Ce n'est pas la première fois, donc, mais Pixar fait ouvertement du cinéma. Dans sa forme, dans son fond, dans ses thématiques multiples et la façon dont il emprunte dans ce que le 7ème art nous a laissé de plus noble depuis son existence. Wall-E joue en tout cas sur ce tableau d'une façon admirable et nourrit ce joyeux paradoxe de la tradition et du high tech qui se soutiennent mutuellement. Ce n'est pas par hasard si le film est une prouesse esthétique et qu'il revendique un retour à la simplicité. Une façon de rester intemporel, en quelque sorte, et de faire se côtoyer Le Temps modernes avec un Star Wars quelconque, en passant par Vol au-dessus d'un nid de coucou, ou plus explicitement Les Lumières de la ville avec 2001 L'odyssée de l'espace dont Wall-E est essentiellement, dans sa seconde partie, une relecture riche de sens (et oui !). Pour ne pas gâcher la surprise, on essaiera de ne pas trop révéler ce que conserve encore dans son escarcelle cette fascinante aventure, mais notre rapport en tant qu'humain avec les automatismes de tous genres nous est renvoyé violemment au visage. Gardez au moins ça à l'esprit lorsque vous utiliserez un escalator en quittant la salle où vous aurez vu le film...

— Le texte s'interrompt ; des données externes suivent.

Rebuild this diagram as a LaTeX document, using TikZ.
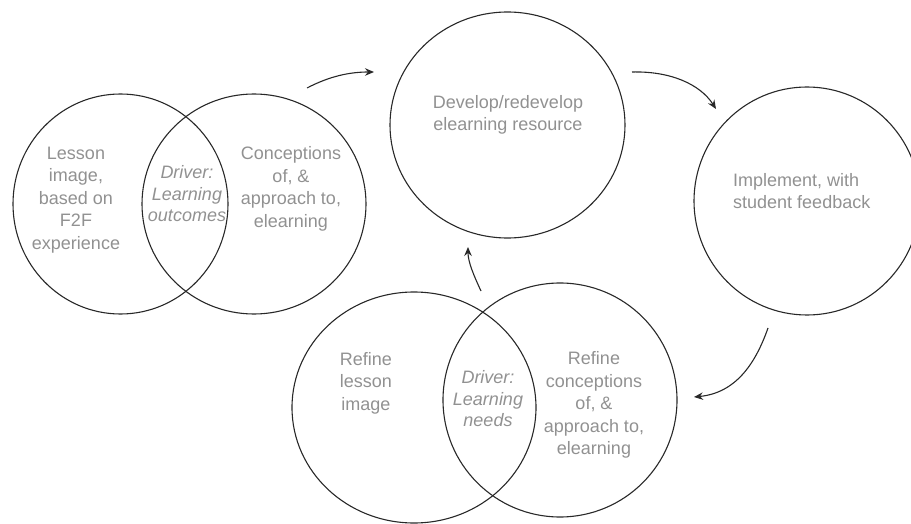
\documentclass[tikz,border=0pt]{standalone}
\usepackage{fontspec}
\setmainfont{Liberation Sans}
\usetikzlibrary{shapes.geometric,arrows.meta}
\definecolor{txt}{RGB}{145,145,145}
\definecolor{ln}{RGB}{40,40,40}
\begin{document}
\begin{tikzpicture}[x=1pt,y=-1pt,
  ring/.style={ellipse, draw=ln, line width=1.1pt, inner sep=0pt},
  lbl/.style={text=txt, align=center, font=\fontsize{18}{22.5}\selectfont, inner sep=0pt},
  drv/.style={lbl, font=\fontsize{18}{21.5}\selectfont\itshape},
  flow/.style={draw=ln, line width=1.1pt, -{Stealth[length=9pt,width=7.5pt,inset=3pt]}}]
\useasboundingbox (0,0) rectangle (911,524);
\clip (0,0) rectangle (911,524);
% circles
\node[ring, minimum width=215pt, minimum height=220pt] (A) at (120.5,204) {};
\node[ring, minimum width=224pt, minimum height=220pt] (B) at (254,204) {};
\node[ring, minimum width=235pt, minimum height=226pt] (C) at (507.5,125) {};
\node[ring, minimum width=226pt, minimum height=228pt] (D) at (807,201) {};
\node[ring, minimum width=244pt, minimum height=231pt] (E) at (414,407.5) {};
\node[ring, minimum width=234pt, minimum height=234pt] (F) at (560,400) {};
% texts
\node[lbl] (tA) at (76,200) {Lesson\\image,\\based on\\F2F\\experience};
\node[drv] (tAB) at (187,194) {Driver:\\Learning\\outcomes};
\node[lbl] (tB) at (291,189) {Conceptions\\of, \&\\approach to,\\elearning};
\node[lbl] (tC) at (508,115) {Develop/redevelop\\elearning resource};
\node[lbl, align=left, anchor=west] (tD) at (733,191) {Implement, with\\student feedback};
\node[lbl] (tE) at (366,383) {Refine\\lesson\\image};
\node[drv] (tEF) at (488,399) {Driver:\\Learning\\needs};
\node[lbl] (tF) at (594,405) {Refine\\conceptions\\of, \&\\approach to,\\elearning};
% arrow ends
\coordinate (a1s) at (307,88);  \coordinate (a1e) at (374,72);
\coordinate (a2s) at (632,72);  \coordinate (a2e) at (716,109);
\coordinate (a3s) at (768,328); \coordinate (a3e) at (694,397);
\coordinate (a4s) at (481,291); \coordinate (a4e) at (468,247);
% arrows
\draw[flow] (a1s) .. controls (330,76) and (350,72) .. (a1e);
\draw[flow] (a2s) .. controls (670,71) and (700,84) .. (a2e);
\draw[flow] (a3s) .. controls (755,365) and (735,393) .. (a3e);
\draw[flow] (a4s) .. controls (474,276) and (468,262) .. (a4e);
\end{tikzpicture}
\end{document}
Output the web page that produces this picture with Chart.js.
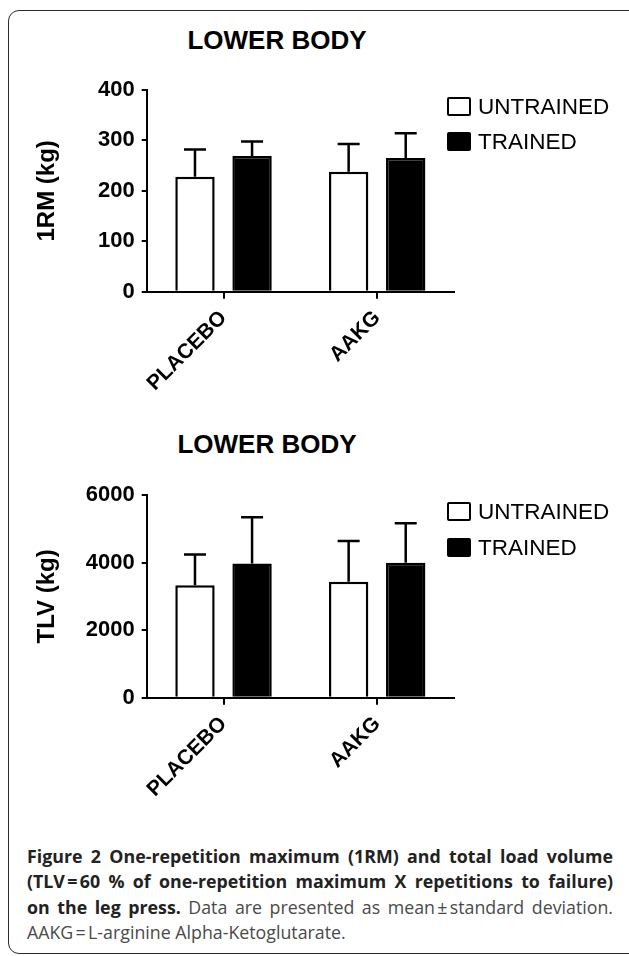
<!DOCTYPE html>
<html>
<head>
<meta charset="utf-8">
<script src="https://cdn.jsdelivr.net/npm/chart.js@4.4.0/dist/chart.umd.min.js"></script>
<style>
    html, body { margin: 0; padding: 0; background: #fff; }
    body { width: 629px; height: 956px; position: relative; overflow: hidden; font-family: "Liberation Sans", Arial, sans-serif; }
    .frame { position: absolute; left: 8px; top: 10px; width: 660px; height: 942px; border: 1.5px solid #2b2b2b; border-radius: 11px; }
    .title { position: absolute; width: 240px; text-align: center; font-weight: bold; font-size: 26px; line-height: 26px; color: #000; }
    .chart-box { position: absolute; left: 0; width: 629px; height: 340px; }
    .legend-row { position: absolute; left: 447px; height: 19px; display: flex; align-items: center; }
    .legend-swatch { width: 24px; height: 19px; box-sizing: border-box; border: 2.5px solid #000; border-radius: 2px; }
    .legend-text { margin-left: 7px; font-size: 22.5px; line-height: 19px; color: #000; }
    .caption { position: absolute; left: 27px; top: 844px; width: 586px; font-family: "Open Sans", "Noto Sans", sans-serif; font-size: 17.8px; line-height: 25.3px; color: #4a4a4a; }
    .caption .line { display: block; text-align: justify; text-align-last: justify; white-space: nowrap; }
    .caption .last { text-align: left; text-align-last: left; }
    .caption b { color: #222; font-weight: bold; }
</style>
</head>
<body>
<div class="frame"></div>

<div class="title" style="left: 157px; top: 27px;">LOWER BODY</div>
<div class="chart-box" style="top: 60px;"><canvas id="chart1RM"></canvas></div>
<div id="legend1RM"></div>

<div class="title" style="left: 147px; top: 431px;">LOWER BODY</div>
<div class="chart-box" style="top: 460px;"><canvas id="chartTLV"></canvas></div>
<div id="legendTLV"></div>

<div class="caption">
    <span class="line"><b>Figure 2 One-repetition maximum (1RM) and total load volume</b></span>
    <span class="line"><b>(TLV&#8239;=&#8239;60 % of one-repetition maximum X repetitions to failure)</b></span>
    <span class="line"><b>on the leg press.</b> Data are presented as mean&#8239;±&#8239;standard deviation.</span>
    <span class="line last">AAKG&#8239;=&#8239;L-arginine Alpha-Ketoglutarate.</span>
</div>

<script>
// Data
const groups = ['PLACEBO', 'AAKG'];
const seriesLabels = ['UNTRAINED', 'TRAINED'];

const rmUntrained = [228, 238];
const rmUntrainedSd = [54, 55];
const rmTrained = [269, 265];
const rmTrainedSd = [29, 49];
const rmTicks = { max: 400, step: 100 };

const tlvUntrained = [3330, 3432];
const tlvUntrainedSd = [910, 1210];
const tlvTrained = [3970, 3994];
const tlvTrainedSd = [1370, 1170];
const tlvTicks = { max: 6000, step: 2000 };

// draws mean + SD whiskers on top of each bar
const errorBars = {
    id: 'errorBars',
    afterDatasetsDraw(chart, args, opts) {
        const ctx = chart.ctx;
        const yScale = chart.scales.y;
        chart.data.datasets.forEach((ds, i) => {
            const meta = chart.getDatasetMeta(i);
            meta.data.forEach((bar, j) => {
                const top = yScale.getPixelForValue(ds.data[j] + opts.sd[i][j]);
                ctx.save();
                ctx.strokeStyle = '#000';
                ctx.lineWidth = 2.5;
                ctx.beginPath();
                ctx.moveTo(bar.x, bar.y);
                ctx.lineTo(bar.x, top);
                ctx.moveTo(bar.x - 11, top);
                ctx.lineTo(bar.x + 11, top);
                ctx.stroke();
                ctx.restore();
            });
        });
    }
};

function buildLegend(id, tops) {
    const el = document.getElementById(id);
    const fills = ['#fff', '#000'];
    el.innerHTML = seriesLabels.map((label, i) => `
        <div class="legend-row" style="top: ${tops[i]}px;">
            <div class="legend-swatch" style="background: ${fills[i]};"></div>
            <span class="legend-text">${label}</span>
        </div>
    `).join('');
}

function makeChart(canvasId, untrained, untrainedSd, trained, trainedSd, ticks, yTitle, topPad, xHeight) {
    const tickFont = { family: 'Liberation Sans', size: 22, weight: 'bold' };
    return new Chart(document.getElementById(canvasId), {
        type: 'bar',
        data: {
            labels: groups,
            datasets: [{
                label: seriesLabels[0],
                data: untrained,
                backgroundColor: '#fff',
                borderColor: '#000',
                borderWidth: 2.5
            }, {
                label: seriesLabels[1],
                data: trained,
                backgroundColor: '#000',
                borderColor: '#000',
                borderWidth: 2.5
            }]
        },
        options: {
            responsive: true,
            maintainAspectRatio: false,
            animation: false,
            categoryPercentage: 0.743,
            barPercentage: 0.69,
            layout: { padding: { top: topPad, right: 175, left: 0, bottom: 0 } },
            plugins: {
                legend: { display: false },
                tooltip: { enabled: false },
                errorBars: { sd: [untrainedSd, trainedSd] }
            },
            scales: {
                x: {
                    afterFit: (scale) => { scale.height = xHeight; },
                    grid: { display: true, drawOnChartArea: false, offset: false, tickLength: 7, color: '#000', lineWidth: 2 },
                    border: { display: true, color: '#000', width: 2 },
                    ticks: {
                        color: '#000',
                        font: { family: 'Liberation Sans', size: 21, weight: 'bold' },
                        minRotation: 45,
                        maxRotation: 45,
                        padding: 7
                    }
                },
                y: {
                    min: 0,
                    max: ticks.max,
                    afterFit: (scale) => { scale.width = 146.7; },
                    grid: { display: true, drawOnChartArea: false, tickLength: 5, color: '#000', lineWidth: 2 },
                    border: { display: true, color: '#000', width: 2 },
                    ticks: {
                        color: '#000',
                        font: tickFont,
                        stepSize: ticks.step,
                        padding: 7,
                        callback: (value) => String(value)
                    },
                    title: {
                        display: true,
                        text: yTitle,
                        color: '#000',
                        font: { family: 'Liberation Sans', size: 24, weight: 'bold' },
                        padding: { top: 33, bottom: 0 }
                    }
                }
            }
        },
        plugins: [errorBars]
    });
}

document.addEventListener('DOMContentLoaded', () => {
    makeChart('chart1RM', rmUntrained, rmUntrainedSd, rmTrained, rmTrainedSd, rmTicks, '1RM (kg)', 30, 108.3);
    makeChart('chartTLV', tlvUntrained, tlvUntrainedSd, tlvTrained, tlvTrainedSd, tlvTicks, 'TLV (kg)', 35, 102.3);
    buildLegend('legend1RM', [96.7, 132]);
    buildLegend('legendTLV', [502, 537.7]);
});
</script>
</body>
</html>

Et comme le cinéma - lorsque c'est bien fait - est un moteur à sensations, conservons le souvenir de Wall-E comme celui d'une splendide histoire d'amour par diodes interposées, par le transfuge des sentiments le plus simplifié de la gestuelle, de regards et d'interjections électroniques étonnamment plus convaincantes que certains charabias humains. "La magie Disney" qu'on appelait ça avant... c'est exactement Wall-E.